------ Raw records ------

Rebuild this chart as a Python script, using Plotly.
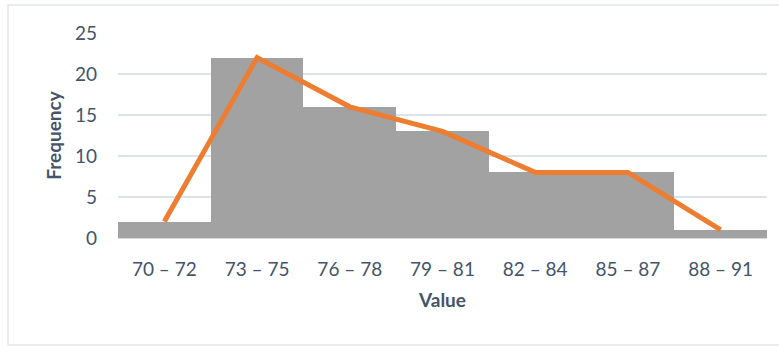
import plotly.graph_objects as go

categories = ["70 – 72", "73 – 75", "76 – 78", "79 – 81", "82 – 84", "85 – 87", "88 – 91"]
frequency = [2, 22, 16, 13, 8, 8, 1]
y_ticks = [0, 5, 10, 15, 20, 25]

text_color = "#44546A"
font_family = "Lato, 'Open Sans', sans-serif"

fig = go.Figure()
fig.add_trace(go.Bar(
    x=categories, y=frequency,
    marker=dict(color="#a2a2a2", line=dict(width=0)),
    showlegend=False, hoverinfo="skip",
))
fig.add_trace(go.Scatter(
    x=categories, y=frequency, mode="lines",
    line=dict(color="#ED7D31", width=5),
    showlegend=False, hoverinfo="skip",
))

fig.update_layout(
    width=779, height=346,
    margin=dict(l=118, r=12, t=33, b=108),
    paper_bgcolor="white", plot_bgcolor="white",
    bargap=0,
    font=dict(family=font_family, color=text_color, size=19),
    xaxis=dict(
        type="category", showgrid=False, zeroline=False,
        showline=True, linecolor="#d9d9d9", linewidth=1,
        ticks="", ticklabelstandoff=14,
        tickfont=dict(size=19, color=text_color),
        title=dict(text="<b>Value</b>", font=dict(size=19, color=text_color), standoff=14),
    ),
    yaxis=dict(
        range=[0, 25], tickvals=y_ticks, showgrid=True, gridcolor="#dde3ea", gridwidth=1.5,
        zeroline=False, showline=False, ticks="", ticklabelstandoff=20,
        tickfont=dict(size=19, color=text_color),
        title=dict(text="<b>Frequency</b>", font=dict(size=19, color=text_color), standoff=8),
    ),
    shapes=[dict(
        type="rect", xref="paper", yref="paper",
        x0=(8 - 118) / 649, x1=1.05, y0=(238 - 345) / 205, y1=(238 - 5) / 205,
        line=dict(color="#e3e7ec", width=1.5), fillcolor="rgba(0,0,0,0)", layer="below",
    )],
)

fig.write_html("out.html")
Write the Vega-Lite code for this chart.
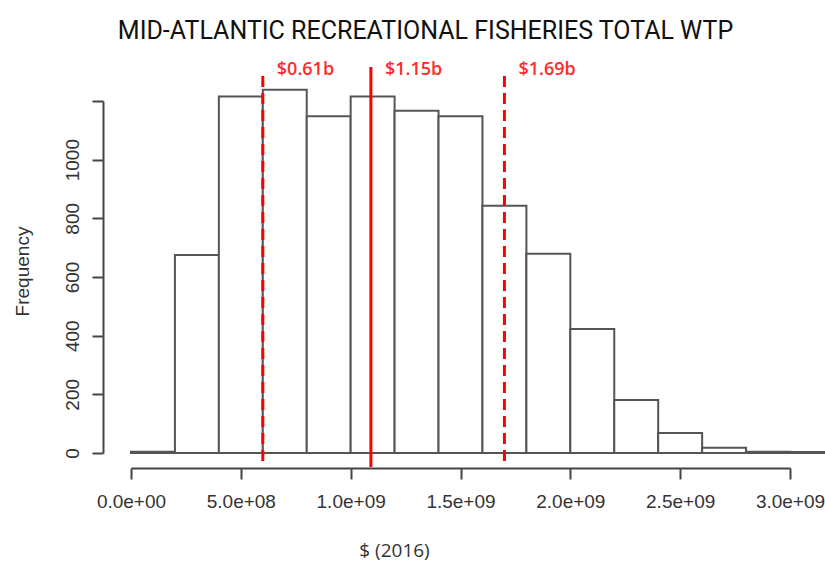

------

*Problem description*. Without the pictures, transcribe the listing above exactly.

*Exercise solution*.
Rebuild this chart as a Python script, using Plotly.
import plotly.graph_objects as go

categories = ["70 – 72", "73 – 75", "76 – 78", "79 – 81", "82 – 84", "85 – 87", "88 – 91"]
frequency = [2, 22, 16, 13, 8, 8, 1]
y_ticks = [0, 5, 10, 15, 20, 25]

text_color = "#44546A"
font_family = "Lato, 'Open Sans', sans-serif"

fig = go.Figure()
fig.add_trace(go.Bar(
    x=categories, y=frequency,
    marker=dict(color="#a2a2a2", line=dict(width=0)),
    showlegend=False, hoverinfo="skip",
))
fig.add_trace(go.Scatter(
    x=categories, y=frequency, mode="lines",
    line=dict(color="#ED7D31", width=5),
    showlegend=False, hoverinfo="skip",
))

fig.update_layout(
    width=779, height=346,
    margin=dict(l=118, r=12, t=33, b=108),
    paper_bgcolor="white", plot_bgcolor="white",
    bargap=0,
    font=dict(family=font_family, color=text_color, size=19),
    xaxis=dict(
        type="category", showgrid=False, zeroline=False,
        showline=True, linecolor="#d9d9d9", linewidth=1,
        ticks="", ticklabelstandoff=14,
        tickfont=dict(size=19, color=text_color),
        title=dict(text="<b>Value</b>", font=dict(size=19, color=text_color), standoff=14),
    ),
    yaxis=dict(
        range=[0, 25], tickvals=y_ticks, showgrid=True, gridcolor="#dde3ea", gridwidth=1.5,
        zeroline=False, showline=False, ticks="", ticklabelstandoff=20,
        tickfont=dict(size=19, color=text_color),
        title=dict(text="<b>Frequency</b>", font=dict(size=19, color=text_color), standoff=8),
    ),
    shapes=[dict(
        type="rect", xref="paper", yref="paper",
        x0=(8 - 118) / 649, x1=1.05, y0=(238 - 345) / 205, y1=(238 - 5) / 205,
        line=dict(color="#e3e7ec", width=1.5), fillcolor="rgba(0,0,0,0)", layer="below",
    )],
)

fig.write_html("out.html")
Write the Vega-Lite code for this chart.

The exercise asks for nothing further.